Compile dir – The directory containing the cs_<checksum>#

The cs_<checksum> dir (also known as cached compile directory), contains the .elf, which is used to program the system.

Output of compilation indicates whether the compile passed or failed; if failed, then the logs show at which stage compilation failed.

performance.json file and its parameters#

There is a performance directory that should contain the performance.json <model_dir>/performance/performance.json. This contains information as listed below:

  • compile_time: The amount of time that it took to compile the model to generate the Cerebras executable.

  • est_samples_per_sec: The estimated performance in terms of samples per second based on the Cerebras compile. Note that this number is theoretical and actual performance may vary.

  • programming_time: This is the time taken to prepare the system and load with the model that is compiled.

  • samples_per_sec: The actual performance of your run execution; i.e., the number of samples processed on the WST per second.

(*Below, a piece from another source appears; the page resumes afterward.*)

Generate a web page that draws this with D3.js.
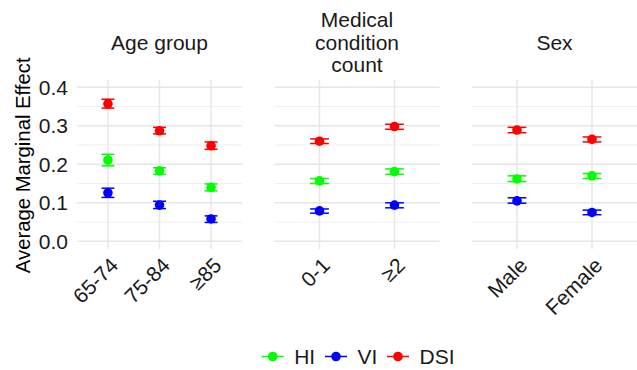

  • suspected_input_bottleneck: This is a beta feature. It indicates whether you are input-starved and need more input workers to feed the Cerebras system.

  • total_samples: The total gross samples that were iterated during the execution.

  • total_time: The total time it took to complete the total samples.

Checkpoints#

Checkpoints are stored in <model_dir>/model-ckpt*.

Tensorboard event files#

Tensorboard event files are stored in the <model_dir> directory.